◆ **Set exercise**: Copy out all lines of the records in which the word "this" appears.

◆ **Records shown**:
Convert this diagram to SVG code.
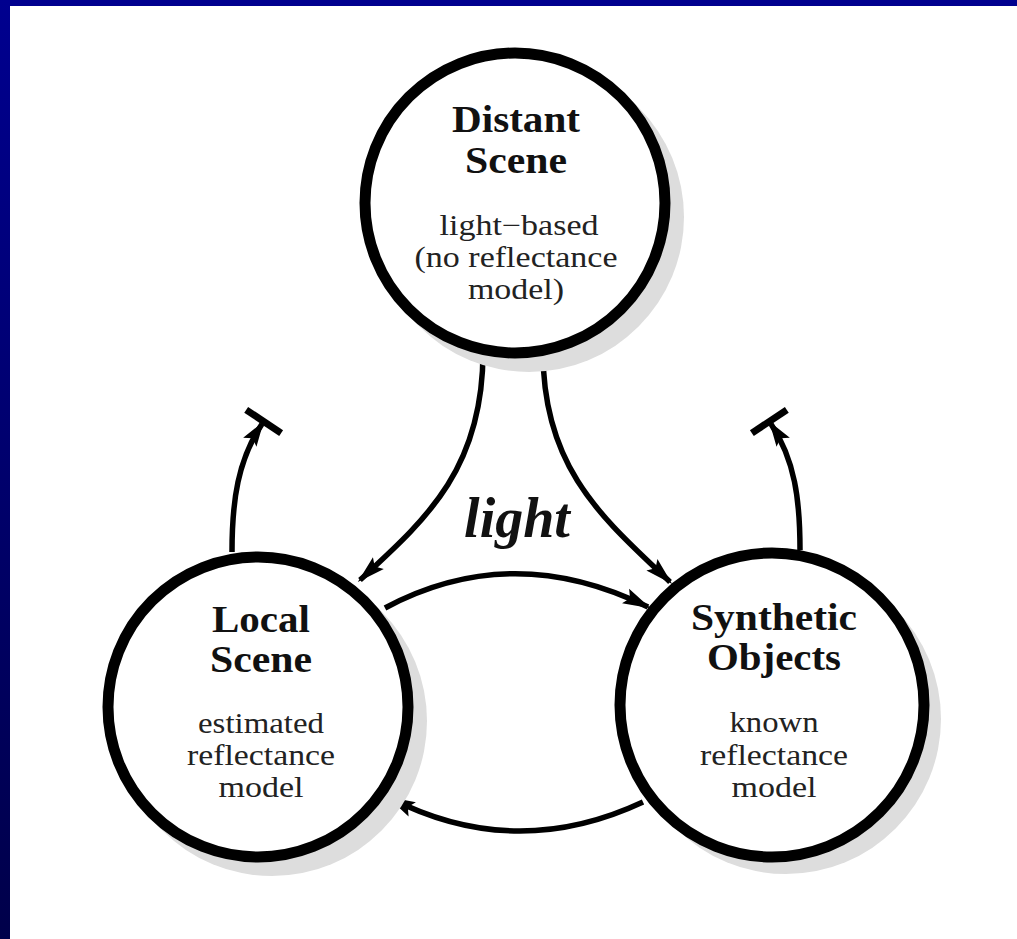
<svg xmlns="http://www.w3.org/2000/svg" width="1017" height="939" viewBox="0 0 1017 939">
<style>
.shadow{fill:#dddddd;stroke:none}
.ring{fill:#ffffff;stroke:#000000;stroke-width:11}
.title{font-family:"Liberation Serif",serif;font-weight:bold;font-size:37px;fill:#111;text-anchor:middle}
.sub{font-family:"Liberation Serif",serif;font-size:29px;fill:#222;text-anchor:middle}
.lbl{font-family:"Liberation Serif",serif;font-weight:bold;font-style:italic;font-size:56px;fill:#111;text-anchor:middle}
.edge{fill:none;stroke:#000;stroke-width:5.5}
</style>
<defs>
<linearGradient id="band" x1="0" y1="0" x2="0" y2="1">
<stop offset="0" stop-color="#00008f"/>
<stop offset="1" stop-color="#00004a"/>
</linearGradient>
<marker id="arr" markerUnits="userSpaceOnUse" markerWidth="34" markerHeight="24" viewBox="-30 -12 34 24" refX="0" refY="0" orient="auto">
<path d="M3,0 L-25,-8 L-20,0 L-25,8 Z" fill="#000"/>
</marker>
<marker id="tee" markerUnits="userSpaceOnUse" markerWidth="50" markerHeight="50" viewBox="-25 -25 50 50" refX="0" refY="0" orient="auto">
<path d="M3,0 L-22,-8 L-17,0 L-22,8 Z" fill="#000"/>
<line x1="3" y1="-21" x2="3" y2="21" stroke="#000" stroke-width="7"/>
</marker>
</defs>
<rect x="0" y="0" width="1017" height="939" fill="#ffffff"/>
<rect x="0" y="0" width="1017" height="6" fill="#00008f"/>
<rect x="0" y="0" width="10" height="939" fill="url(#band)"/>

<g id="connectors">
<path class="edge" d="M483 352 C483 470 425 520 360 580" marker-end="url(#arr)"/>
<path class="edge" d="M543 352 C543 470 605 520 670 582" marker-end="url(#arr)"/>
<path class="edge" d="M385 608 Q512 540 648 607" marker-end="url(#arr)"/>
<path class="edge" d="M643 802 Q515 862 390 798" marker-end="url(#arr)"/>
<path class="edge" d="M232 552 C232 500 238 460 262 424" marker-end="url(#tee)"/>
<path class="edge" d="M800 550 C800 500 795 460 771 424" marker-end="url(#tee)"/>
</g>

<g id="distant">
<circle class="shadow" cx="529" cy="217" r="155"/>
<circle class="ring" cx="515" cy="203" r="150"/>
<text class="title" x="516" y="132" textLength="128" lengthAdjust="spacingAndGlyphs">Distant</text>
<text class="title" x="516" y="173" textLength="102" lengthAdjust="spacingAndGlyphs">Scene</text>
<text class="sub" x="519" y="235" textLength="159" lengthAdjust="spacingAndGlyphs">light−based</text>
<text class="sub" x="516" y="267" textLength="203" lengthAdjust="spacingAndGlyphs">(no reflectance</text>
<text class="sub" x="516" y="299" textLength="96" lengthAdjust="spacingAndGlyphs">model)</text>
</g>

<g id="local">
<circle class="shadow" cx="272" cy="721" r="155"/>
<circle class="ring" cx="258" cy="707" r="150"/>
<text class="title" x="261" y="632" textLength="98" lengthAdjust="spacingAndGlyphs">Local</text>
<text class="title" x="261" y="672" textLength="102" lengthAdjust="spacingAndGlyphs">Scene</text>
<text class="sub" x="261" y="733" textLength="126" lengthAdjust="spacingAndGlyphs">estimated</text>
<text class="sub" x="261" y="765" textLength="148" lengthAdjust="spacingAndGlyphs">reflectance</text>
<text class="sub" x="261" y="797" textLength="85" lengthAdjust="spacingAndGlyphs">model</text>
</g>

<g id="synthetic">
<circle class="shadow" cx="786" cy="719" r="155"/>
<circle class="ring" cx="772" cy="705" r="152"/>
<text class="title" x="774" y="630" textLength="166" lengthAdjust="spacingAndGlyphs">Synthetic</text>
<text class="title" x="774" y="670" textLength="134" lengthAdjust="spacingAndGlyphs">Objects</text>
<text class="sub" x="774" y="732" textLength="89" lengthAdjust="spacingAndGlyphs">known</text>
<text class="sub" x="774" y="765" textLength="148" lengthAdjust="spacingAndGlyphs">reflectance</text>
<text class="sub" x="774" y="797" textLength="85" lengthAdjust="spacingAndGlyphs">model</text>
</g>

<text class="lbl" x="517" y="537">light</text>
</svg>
---
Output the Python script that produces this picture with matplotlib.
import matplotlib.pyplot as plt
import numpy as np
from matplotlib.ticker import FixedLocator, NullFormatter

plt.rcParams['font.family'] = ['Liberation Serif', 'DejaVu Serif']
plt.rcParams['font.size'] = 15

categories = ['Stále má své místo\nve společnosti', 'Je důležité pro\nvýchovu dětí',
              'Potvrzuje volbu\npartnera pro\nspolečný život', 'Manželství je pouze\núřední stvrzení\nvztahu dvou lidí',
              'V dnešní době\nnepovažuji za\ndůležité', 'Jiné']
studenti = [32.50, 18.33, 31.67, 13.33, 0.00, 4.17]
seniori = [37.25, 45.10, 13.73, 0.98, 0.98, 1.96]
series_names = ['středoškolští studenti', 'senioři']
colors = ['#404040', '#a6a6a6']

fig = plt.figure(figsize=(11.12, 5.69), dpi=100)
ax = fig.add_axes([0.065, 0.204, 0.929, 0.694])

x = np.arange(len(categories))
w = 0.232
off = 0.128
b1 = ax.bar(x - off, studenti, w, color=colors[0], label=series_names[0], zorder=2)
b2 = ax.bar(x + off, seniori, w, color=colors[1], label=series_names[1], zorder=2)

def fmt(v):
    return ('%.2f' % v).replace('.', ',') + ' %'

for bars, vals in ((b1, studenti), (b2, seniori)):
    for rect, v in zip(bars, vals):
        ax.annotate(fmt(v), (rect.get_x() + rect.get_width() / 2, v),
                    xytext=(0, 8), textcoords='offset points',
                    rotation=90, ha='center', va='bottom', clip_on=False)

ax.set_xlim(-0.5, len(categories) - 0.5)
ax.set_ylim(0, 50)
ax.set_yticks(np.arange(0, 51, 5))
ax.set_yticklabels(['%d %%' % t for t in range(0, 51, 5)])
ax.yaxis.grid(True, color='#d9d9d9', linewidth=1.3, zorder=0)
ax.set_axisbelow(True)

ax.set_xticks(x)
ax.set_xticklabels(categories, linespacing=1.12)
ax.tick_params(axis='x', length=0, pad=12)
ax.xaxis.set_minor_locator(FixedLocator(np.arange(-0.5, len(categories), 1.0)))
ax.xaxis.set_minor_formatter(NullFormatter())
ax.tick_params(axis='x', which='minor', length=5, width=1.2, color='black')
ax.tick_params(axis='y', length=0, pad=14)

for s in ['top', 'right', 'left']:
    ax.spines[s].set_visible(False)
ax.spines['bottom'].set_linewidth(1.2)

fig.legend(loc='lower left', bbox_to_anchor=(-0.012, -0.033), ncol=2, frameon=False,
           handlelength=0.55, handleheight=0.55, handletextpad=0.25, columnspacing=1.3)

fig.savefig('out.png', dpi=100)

◆ **Solution to the problem**:
Convert this diagram to SVG code.
Output the Python script that produces this picture with matplotlib.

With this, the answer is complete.